Just Do It: The Great Glebe Garage Sale
Our street had a garage sale two weeks ago, and I didn’t know it was happening until DD2 told me about it on the Saturday it took place. That’s OK, I thought to myself, armed with a wisdom in line with DFF’s broad thinking. I can hold a garage sale that isn’t part of a street effort. But would anyone bother with a single house garage sale? With a relatively small stash of stuff?
Every year, at the end of May, there is a huge and famous neighbourhood garage sale in our city. It’s just not our neighbourhood. But I have a sister who lives there. “Are you selling anything at the Glebe Garage Sale?” I asked her last week. “No,” she answered cheerfully. “I keep saying every year that I’m going to – but I never get my act together.” It clearly runs in the family. “Can [DD2] and I set up outside your house?” I asked. “Sure!”

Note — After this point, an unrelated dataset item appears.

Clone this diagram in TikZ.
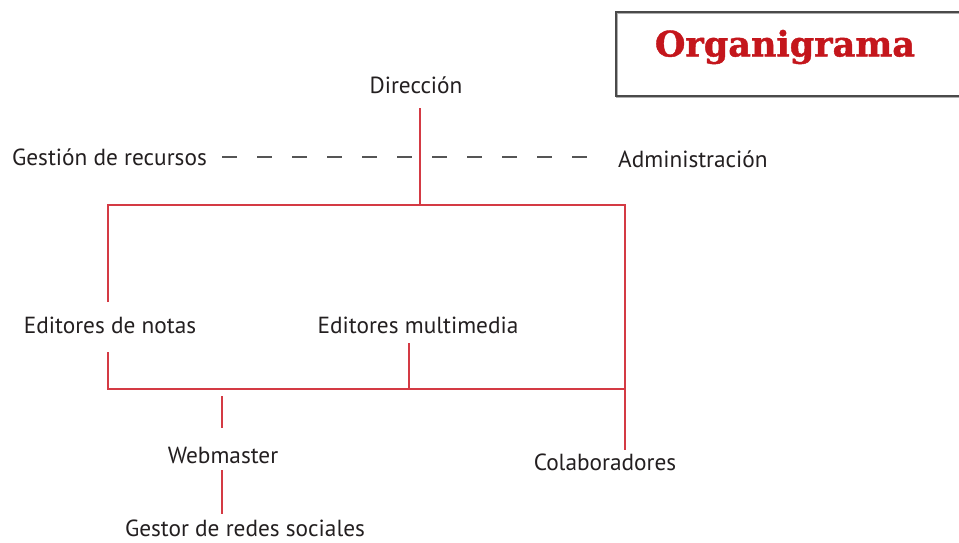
\documentclass[tikz,border=0pt]{standalone}
\usepackage{fontspec}
\setmainfont{PT Sans}
\newfontfamily\titlefont[FakeBold=1.2]{DejaVu Serif}
\definecolor{linered}{HTML}{D43A44}
\definecolor{titlered}{HTML}{C4161C}
\definecolor{txt}{HTML}{231F20}
\definecolor{boxgray}{HTML}{4A4A4A}
\definecolor{dashgray}{HTML}{555555}
\begin{document}
\begin{tikzpicture}[x=1pt,y=-1pt,
  lbl/.style={font=\fontsize{23.3}{26}\selectfont, text=txt, inner sep=0pt},
  link/.style={draw=linered, line width=2pt},
  dashlink/.style={draw=dashgray, line width=2pt, dash pattern=on 15pt off 20pt}]
\useasboundingbox (0,0) rectangle (959,542);
\fill[white] (0,0) rectangle (959,542);
% title box
\draw[boxgray!45, line width=1.5pt] (617,13) rectangle (968,97);
\node[draw=boxgray, line width=2pt, minimum width=352pt, minimum height=84pt, anchor=north west, inner sep=0pt] (titlebox) at (615,11) {};
\node[font=\titlefont\bfseries\fontsize{35}{40}\selectfont, text=titlered] (title) at (785,47) {Organigrama};
% labels
\node[lbl] (dir) at (416,85) {Dirección};
\node[lbl, anchor=east] (gest) at (207,157) {Gestión de recursos};
\node[lbl, anchor=west] (adm) at (618,159) {Administración};
\node[lbl] (edn) at (110,325) {Editores de notas};
\node[lbl] (edm) at (418,325) {Editores multimedia};
\node[lbl] (web) at (223,455) {Webmaster};
\node[lbl] (ges) at (245,528) {Gestor de redes sociales};
\node[lbl] (col) at (605,462) {Colaboradores};
% coordinates
\coordinate (dirtop) at (420,108);
\coordinate (dirj) at (420,205);
\coordinate (tl) at (108,205);
\coordinate (tr) at (625,205);
\coordinate (ednup) at (108,302);
\coordinate (edndn) at (108,352);
\coordinate (bl) at (108,389);
\coordinate (br) at (625,389);
\coordinate (edmdn) at (409,343);
\coordinate (edmj) at (409,389);
\coordinate (colend) at (625,450);
\coordinate (webtop) at (222,396);
\coordinate (webup) at (222,428);
\coordinate (webdn) at (222,470);
\coordinate (gesup) at (222,514);
\coordinate (dashl) at (222,157);
\coordinate (dashr) at (597,157);
% connectors
\draw[dashlink] (dashl) -- (dashr);
\draw[link] (dirtop) -- (dirj);
\draw[link] (ednup) -- (tl) -- (tr) -- (colend);
\draw[link] (edndn) -- (bl) -- (br);
\draw[link] (edmdn) -- (edmj);
\draw[link] (webtop) -- (webup);
\draw[link] (webdn) -- (gesup);
\end{tikzpicture}
\end{document}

So yesterday morning, the Saturday of the Great Glebe Garage Sale, DD2 and I were up bright and early, packing our van with tables, blankets, and our respective “stuff”. We parked in my sister’s driveway shortly after 8:00 am, and we couldn’t even set up before customers started going through our merchandise. The record albums were a huge hit – for all age groups. “There’s lots of Joni Mitchell.” “My dad has all of these.” “Bread! How does this song go again?” (I sang it. And it sold.) “What a memory trip!” The shoes went. $2 per pair. Almost all of the puzzles and games went – for $1 to $5 each. Most of the DVDs and even some of the VHS tapes went – .50¢ each. “That’s why we keep our VCR,” said one man, his little daughter on his shoulders.”We get our entertainment cheap.” It was a perfect morning – sunny but not too hot – and there was a remarkably friendly vibe that made the busy transactions and constant scrounging around for change entirely pleasant. The sale went on until 3:00, but DD2 and I packed it in at noon – exhausted.
I started the day hoping that I’d make $50. Instead, I ended up with $300. And DD2 was happy with her takings too. We were both eager to get home, but we made a stop at the bank first to make our respective deposits. I have a plan for that $300 – something consistent with our debt-reduction efforts – but I’ll save that for another time. For now, I’ll just savour the triumph. Despite drudgery, discouragement, and doubt, I rose to the challenge, thought outside the box, relieved our house of some of its clutter, had a great morning, and earned a surprising amount of cash.
Debt repayment is a war consisting of many battles. I believe I have just won a significant victory.